GLOBAL NEWS

Canadian hedge fund seeks carbon profits

06 May, 2009

Blue Marble Capital Partners Limited (BMCPL) has launched a hedge fund to invest in securities set to benefit from the “global transition towards carbon-constrained societies”, including carbon credits.

The Carbon Alternative Fund Limited Partnership will look for opportunities to invest in carbon instruments, including allowances for the EU Emissions Trading Scheme and Clean Development Mechanism credits, as well as emissions units in future carbon regimes.

Investment manager Trevor Giles told Carbon Finance that his current fundraising target is C$50 million-100 million (US$43 million-85 million).

“The partnership will invest in primary and secondary carbon instruments in order to take advantage of perceived value imbalances, pricing differentials, event probabilities and long-term price appreciation,” the offering document says.

British Columbia-based BMCPL will act as general partner. The firm was set up specifically to manage the fund, although it is also at the early stages of developing a ‘carbon bond’, said Giles, who is also managing director of BMCPL and its sister firm Blue Marble Capital Management, a private investment manager founded in 2000.

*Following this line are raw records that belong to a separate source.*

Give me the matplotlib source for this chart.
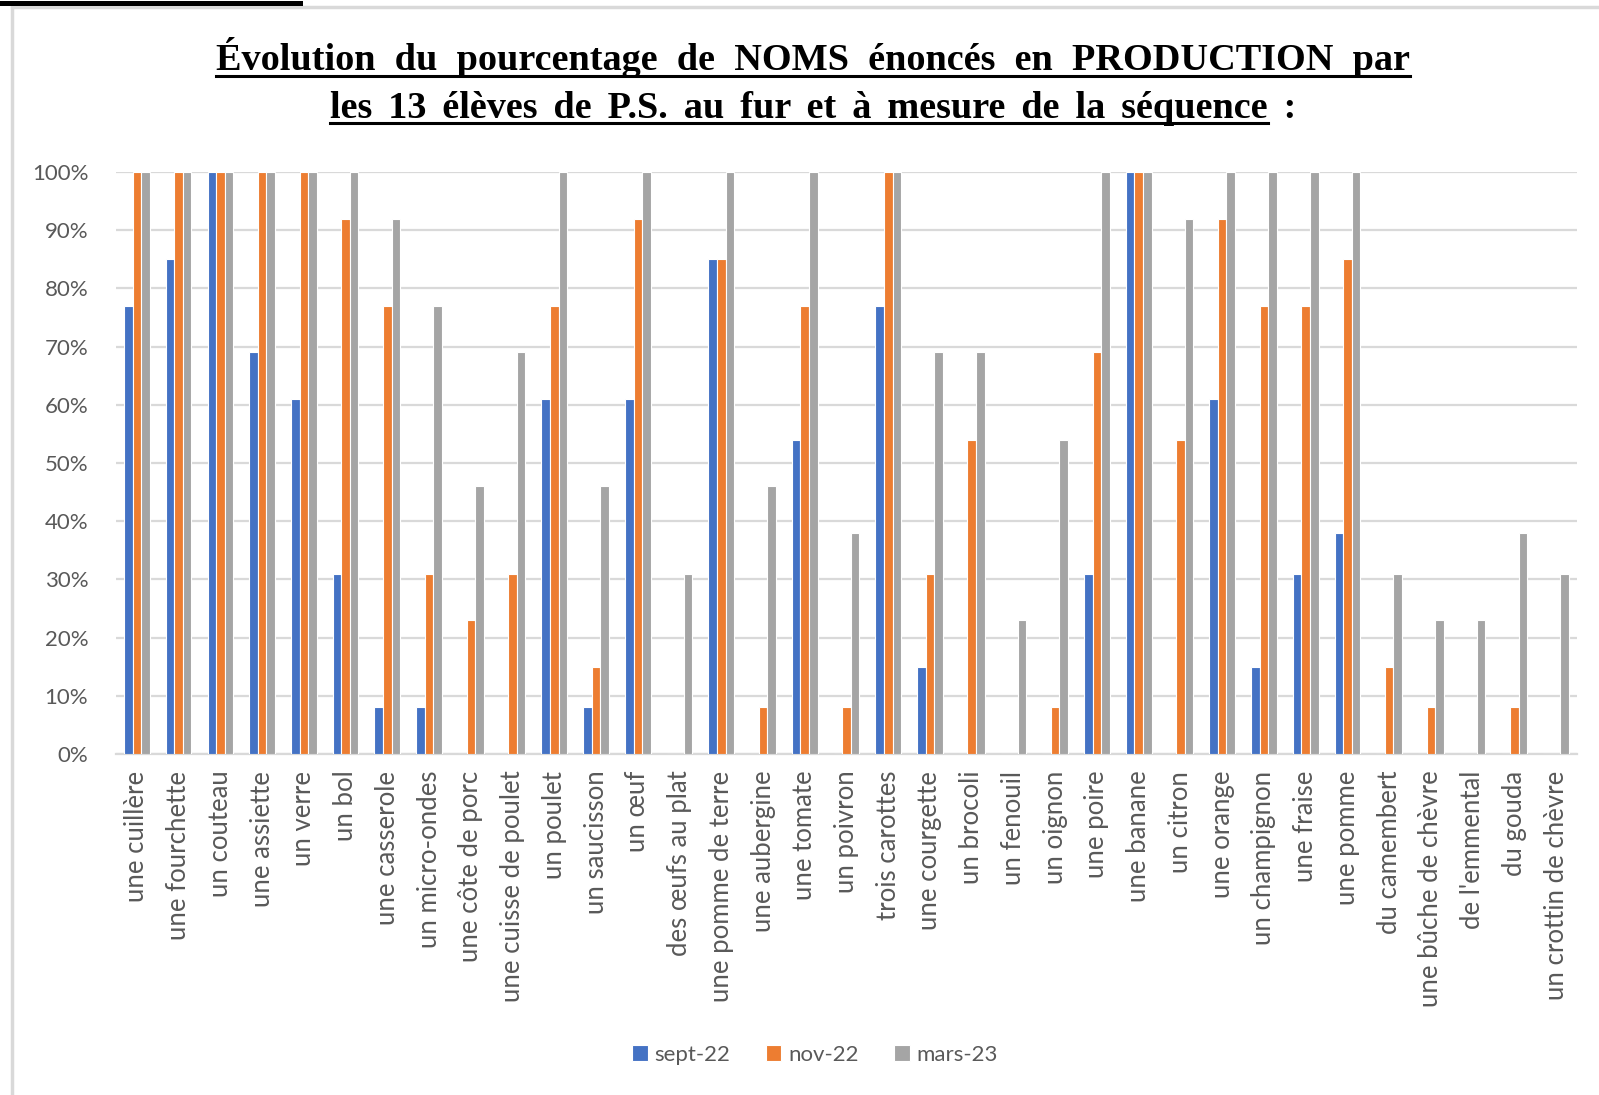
import numpy as np
import matplotlib
matplotlib.use("Agg")
import matplotlib.pyplot as plt
from matplotlib.lines import Line2D
from matplotlib.ticker import PercentFormatter

categories = [
    "une cuillère", "une fourchette", "un couteau", "une assiette", "un verre",
    "un bol", "une casserole", "un micro-ondes", "une côte de porc",
    "une cuisse de poulet", "un poulet", "un saucisson", "un œuf",
    "des œufs au plat", "une pomme de terre", "une aubergine", "une tomate",
    "un poivron", "trois carottes", "une courgette", "un brocoli", "un fenouil",
    "un oignon", "une poire", "une banane", "un citron", "une orange",
    "un champignon", "une fraise", "une pomme", "du camembert",
    "une bûche de chèvre", "de l'emmental", "du gouda", "un crottin de chèvre",
]
sept22 = [77, 85, 100, 69, 61, 31, 8, 8, 0, 0, 61, 8, 61, 0, 85, 0, 54, 0, 77,
          15, 0, 0, 0, 31, 100, 0, 61, 15, 31, 38, 0, 0, 0, 0, 0]
nov22 = [100, 100, 100, 100, 100, 92, 77, 31, 23, 31, 77, 15, 92, 0, 85, 8, 77,
         8, 100, 31, 54, 0, 8, 69, 100, 54, 92, 77, 77, 85, 15, 8, 0, 8, 0]
mars23 = [100, 100, 100, 100, 100, 100, 92, 77, 46, 69, 100, 46, 100, 31, 100,
          46, 100, 38, 100, 69, 69, 23, 54, 100, 100, 92, 100, 100, 100, 100,
          31, 23, 23, 38, 31]
series = [("sept-22", sept22, "#4472C4"),
          ("nov-22", nov22, "#ED7D31"),
          ("mars-23", mars23, "#A5A5A5")]

W, H = 1599, 1095
fig = plt.figure(figsize=(W / 100, H / 100), dpi=100)
ax = fig.add_axes([116 / W, 1 - 754 / H, (1577 - 116) / W, (754 - 172) / H])

x = np.arange(len(categories))
bw = 0.205
for i, (name, vals, col) in enumerate(series):
    ax.bar(x + (i - 1) * bw, vals, width=bw, color=col, edgecolor="white",
           linewidth=0.8, label=name, zorder=3)

ax.set_xlim(-0.5, len(categories) - 0.5)
ax.set_ylim(0, 100)
ax.set_yticks(np.arange(0, 101, 10))
ax.yaxis.set_major_formatter(PercentFormatter(decimals=0))
ax.grid(axis="y", color="#d9d9d9", linewidth=1.6, zorder=0)
for s in ["top", "right", "left"]:
    ax.spines[s].set_visible(False)
ax.spines["bottom"].set_color("#d9d9d9")
ax.spines["bottom"].set_linewidth(1.6)
ax.tick_params(length=0)
ax.tick_params(axis="y", pad=20, labelsize=16, labelcolor="#595959")
ax.set_xticks(x)
ax.set_xticklabels(categories, rotation=90, fontsize=18.5, color="#595959",
                   va="top", ha="center")
ax.tick_params(axis="x", pad=12)
for lab in ax.get_xticklabels() + ax.get_yticklabels():
    lab.set_family("Lato")

leg = ax.legend(loc="center", bbox_to_anchor=(815 / W, 1 - 1055 / H),
                bbox_transform=fig.transFigure, ncol=3, frameon=False,
                prop={"family": "Lato", "size": 16}, handlelength=0.7,
                handleheight=0.7, handletextpad=0.3, columnspacing=1.6)
for t in leg.get_texts():
    t.set_color("#595959")

# title with underline (wide word spacing as in the original)
tfont = dict(family=["Liberation Serif", "DejaVu Serif"], weight="bold",
             size=27.5, color="black")
line1 = "Évolution  du  pourcentage  de  NOMS  énoncés  en  PRODUCTION  par"
part2 = " \u2006".join("les 13 élèves de P.S. au fur et à mesure de la séquence".split(" "))
suffix = " \u2006:"
t1 = fig.text(813 / W, 1 - 58 / H, line1, ha="center", va="center", **tfont)
t2 = fig.text(813 / W, 1 - 108 / H, part2 + suffix, ha="center", va="center", **tfont)
fig.canvas.draw()
r = fig.canvas.get_renderer()
tmp = fig.text(0, 0, suffix, **tfont)
suf_w = tmp.get_window_extent(r).width
tmp.remove()
b1 = t1.get_window_extent(r)
b2 = t2.get_window_extent(r)
for bb, x1 in [(b1, b1.x1), (b2, b2.x1 - suf_w)]:
    yy = bb.y0 + 3
    fig.add_artist(Line2D([bb.x0 / W, x1 / W], [yy / H, yy / H], color="black",
                          linewidth=2.2))

# page frame and stray underline from the document above
fig.add_artist(Line2D([12 / W, 12 / W], [0, 1 - 7 / H], color="#d9d9d9", linewidth=2.5))
fig.add_artist(Line2D([12 / W, 1], [1 - 7 / H, 1 - 7 / H], color="#d9d9d9", linewidth=2.5))
fig.add_artist(Line2D([0, 300 / W], [1 - 2.5 / H, 1 - 2.5 / H], color="black", linewidth=3.6))

fig.savefig("out.png", dpi=100)
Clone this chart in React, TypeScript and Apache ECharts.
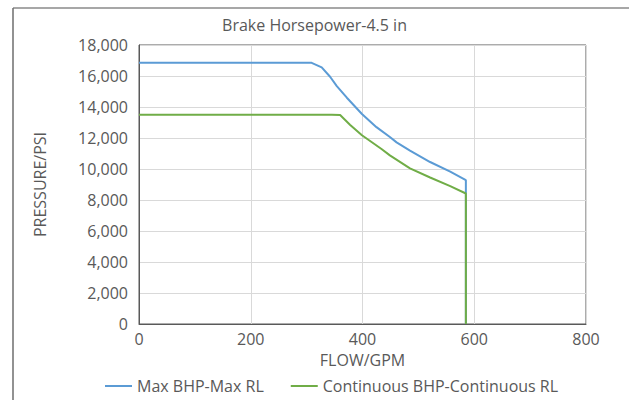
import React, { useEffect, useRef } from "react";
import * as echarts from "echarts";

const titleText = "Brake Horsepower-4.5 in";
const xName = "FLOW/GPM";
const yName = "PRESSURE/PSI";
const seriesNames = ["Max BHP-Max RL", "Continuous BHP-Continuous RL"];

const maxFlow = [0, 309, 327, 342, 354, 372, 399, 425, 449, 461, 485, 521, 557, 585, 585];
const maxPressure = [16850, 16850, 16560, 15950, 15350, 14600, 13550, 12700, 12060, 11720, 11190, 10450, 9830, 9280, 0];

const contFlow = [0, 345, 360, 378, 399, 434, 449, 485, 521, 557, 585, 585];
const contPressure = [13500, 13500, 13480, 12840, 12180, 11290, 10880, 10045, 9450, 8900, 8420, 0];

const FONT = "'Open Sans', sans-serif";
const TEXT = "#595959";

export default function App() {
  const ref = useRef<HTMLDivElement>(null);
  useEffect(() => {
    if (!ref.current) return;
    const chart = echarts.init(ref.current, undefined, { renderer: "svg" });
    const pair = (xs: number[], ys: number[]) => xs.map((x, i) => [x, ys[i]]);
    chart.setOption({
      animation: false,
      backgroundColor: "#ffffff",
      textStyle: { fontFamily: FONT },
      title: {
        text: titleText,
        left: "center",
        top: 12,
        textStyle: { fontFamily: FONT, fontSize: 16, fontWeight: "normal", color: TEXT },
      },
      graphic: [
        { type: "line", shape: { x1: 13, y1: 8, x2: 629, y2: 8 }, style: { stroke: "#8a8a8a", lineWidth: 1.5 } },
        { type: "line", shape: { x1: 13, y1: 8, x2: 13, y2: 400 }, style: { stroke: "#6e6e6e", lineWidth: 1.5 } },
      ],
      grid: {
        left: 139,
        right: 43,
        top: 45,
        bottom: 76,
        show: true,
        borderColor: "#595959",
        borderWidth: 1,
      },
      legend: {
        left: 100,
        top: 373,
        itemWidth: 27,
        itemHeight: 2,
        itemGap: 27,
        icon: "rect",
        textStyle: { fontFamily: FONT, fontSize: 16, color: TEXT },
        data: seriesNames,
      },
      xAxis: {
        type: "value",
        min: 0,
        max: 800,
        interval: 200,
        name: xName,
        nameLocation: "middle",
        nameGap: 24,
        nameTextStyle: { fontFamily: FONT, fontSize: 16, color: TEXT },
        axisLine: { show: true, lineStyle: { color: "#595959", width: 1 } },
        axisTick: { show: false },
        axisLabel: { fontFamily: FONT, fontSize: 16, color: TEXT, margin: 7 },
        splitLine: { show: true, lineStyle: { color: "#d9d9d9", width: 1 } },
      },
      yAxis: {
        type: "value",
        min: 0,
        max: 18000,
        interval: 2000,
        name: yName,
        nameLocation: "middle",
        nameGap: 91,
        nameTextStyle: { fontFamily: FONT, fontSize: 16, color: TEXT },
        axisLine: { show: true, lineStyle: { color: "#595959", width: 1 } },
        axisTick: { show: false },
        axisLabel: {
          fontFamily: FONT,
          fontSize: 16,
          color: TEXT,
          margin: 11,
          formatter: (v: number) => v.toLocaleString("en-US"),
        },
        splitLine: { show: true, lineStyle: { color: "#d9d9d9", width: 1 } },
      },
      series: [
        {
          name: seriesNames[0],
          type: "line",
          data: pair(maxFlow, maxPressure),
          showSymbol: false,
          symbol: "none",
          lineStyle: { color: "#5B9BD5", width: 2 },
          itemStyle: { color: "#5B9BD5" },
        },
        {
          name: seriesNames[1],
          type: "line",
          data: pair(contFlow, contPressure),
          showSymbol: false,
          symbol: "none",
          lineStyle: { color: "#70AD47", width: 2 },
          itemStyle: { color: "#70AD47" },
        },
      ],
    });
    return () => chart.dispose();
  }, []);
  return <div ref={ref} style={{ width: 629, height: 400, position: "absolute", left: 0, top: 0 }} />;
}
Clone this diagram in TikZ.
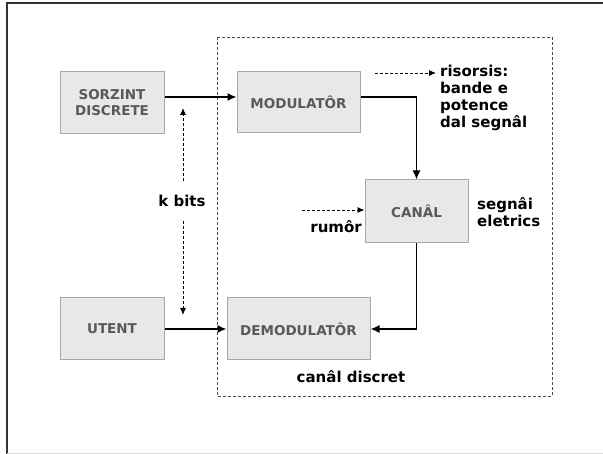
\documentclass[tikz,border=0pt]{standalone}
\usepackage{fontspec}
\setmainfont{DejaVu Sans}
\usepackage{tikz}
\usetikzlibrary{arrows.meta}

\definecolor{boxfill}{HTML}{E8E8E8}
\definecolor{boxline}{HTML}{A8A8A8}
\definecolor{boxtext}{HTML}{595959}

\tikzset{
  block/.style={draw=boxline, fill=boxfill, line width=1pt, inner sep=0pt,
    font=\fontsize{13.5}{16}\selectfont\bfseries, text=boxtext, align=center},
  lbl/.style={font=\fontsize{15}{17}\selectfont\bfseries, align=left, inner sep=0pt},
  flow/.style={-{Latex[length=9pt,width=8pt]}, line width=1.5pt},
  hint/.style={-{Latex[length=7pt,width=6pt]}, line width=0.9pt, dash pattern=on 3pt off 2pt}
}

\begin{document}
\begin{tikzpicture}[x=1pt,y=-1pt]
\useasboundingbox (0,0) rectangle (603,454);
% frame
\draw[line width=1.2pt, draw=black!80] (7,454) -- (7,3) -- (603,3);
\draw[line width=0.8pt, draw=black!15] (7,453) -- (603,453);
\draw[line width=0.8pt, draw=black!70, dash pattern=on 3pt off 2pt] (217,37) rectangle (552,396);

\node[block, minimum width=104, minimum height=62] (src) at (112,103) {SORZINT\\DISCRETE};
\node[block, minimum width=123, minimum height=61] (mod) at (298.5,102.5) {MODULATÔR};
\node[block, minimum width=103, minimum height=63] (ch) at (416.5,211.5) {CANÂL};
\node[block, minimum width=143, minimum height=62] (dem) at (298.5,329) {DEMODULATÔR};
\node[block, minimum width=104, minimum height=62] (usr) at (112,329) {UTENT};

\coordinate (kt) at (183,108);
\coordinate (kb) at (183,315);
\node[lbl] (kbits) at (182,201) {k bits};
\coordinate (rs) at (375,73);
\node[lbl, anchor=north west] (res) at (440,65) {risorsis:\\bande e\\potence\\dal segnâl};
\coordinate (ns) at (302,210);
\node[lbl, anchor=north east] (noise) at (362,220) {rumôr};
\node[lbl, anchor=west] (sig) at (477,212) {segnâi\\eletrics};
\node[lbl] (disc) at (351,377) {canâl discret};

\draw[flow] (src.east |- 0,97) -- (mod.west |- 0,97);
\draw[flow] (mod.east |- 0,97) -| (ch.north);
\draw[flow] (ch.south) |- (dem.east);
\draw[flow] (usr.east) -- (dem.west);
\draw[hint] ([yshift=14pt]kbits.north -| kt) -- (kt);
\draw[hint] ([yshift=-14pt]kbits.south -| kb) -- (kb);
\draw[hint] (rs) -- ([xshift=-4pt]res.west |- rs);
\draw[hint] (ns) -- (ch.west |- ns);
\end{tikzpicture}
\end{document}
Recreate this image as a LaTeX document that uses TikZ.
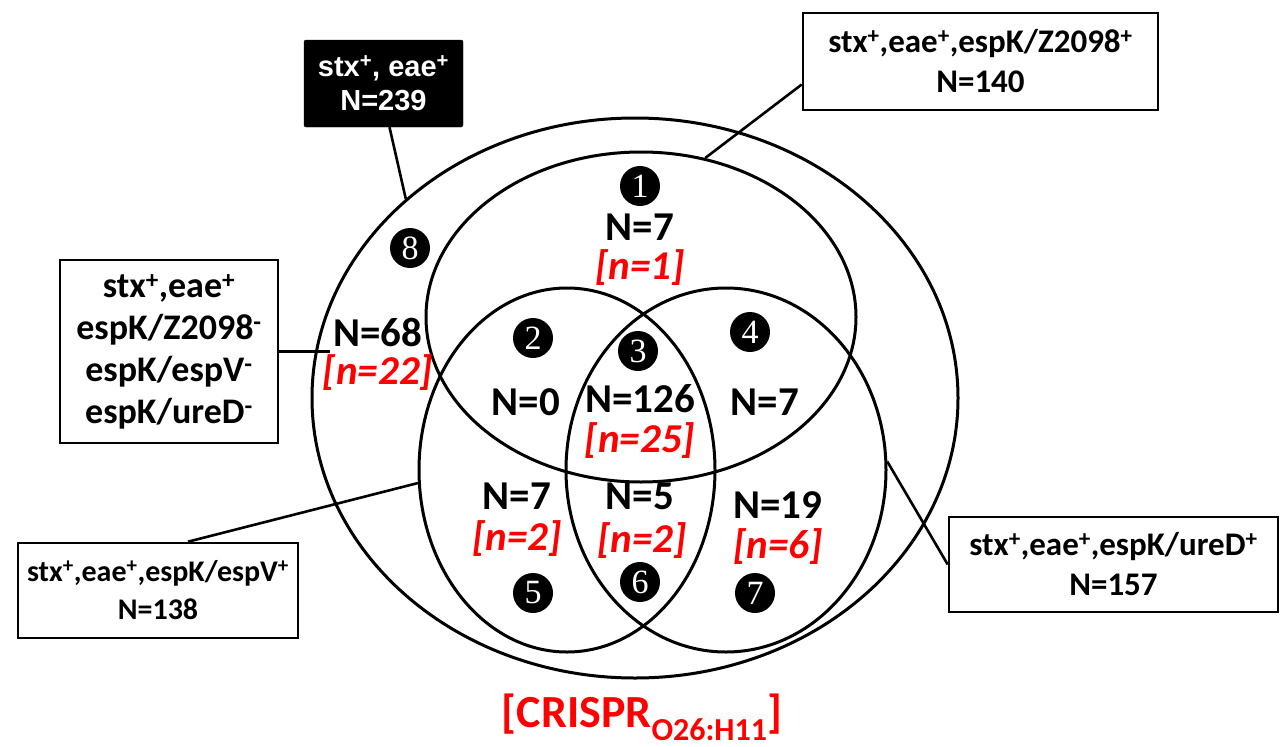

Giles said that the limited partnership could be described as a “conservative hedge fund” – it will leverage up to 25% of its total capital, and use investment techniques such as short-selling. This is conservative, he said, compared to some hedge funds which have been leveraged to 1,000 times their capital. “We’re not cowboys,” he added.

The fund will invest globally, but it is only open to Canadian residents living in the provinces of British Columbia, Alberta and Saskatchewan, and international investors “as long as they are allowed to invest in a foreign fund according to the securities laws of their jurisdiction”. US residents will not be able to invest.

It will look for opportunities in commodities, particularly to take advantage of “transient adjustments and demand for different commodities” as the economy shifts to being more carbon-constrained. For example, said Giles, it could invest in oil contracts, on the view that it is unlikely oil prices will stay low considering the predictions of the International Energy Agency. Or, instead of investing in specific thin film solar companies, the fund could invest in the raw material used by many manufacturers, indium.

But the fund will also invest in private and public clean technology firms and ‘corporate sustainability leaders’, or firms who are changing their behaviour in anticipation of emissions caps, carbon taxes, mandatory renewable energy targets, resource constraints or rising energy prices. Around 50% of the fund’s capital will be put into sustainable investments, with the remainder in carbon-linked investments.

According to the offering document, the fund will also invest in ‘special situations’ which promise above-average returns. For example, Giles said, the fund might invest in trading seats on exchanges. He noted that the cost of a trading seat on the Climate Exchange has risen from around US$14,000 at launch to US$135,000 last year and, in the event of the US introducing a federal greenhouse gas cap-and-trade system, a seat could be worth “a few million dollars”.

Investors can buy securities in the fund, initially at C$10.00 a unit. After the first close, on 1 December 2009, securities will be offered at net asset value.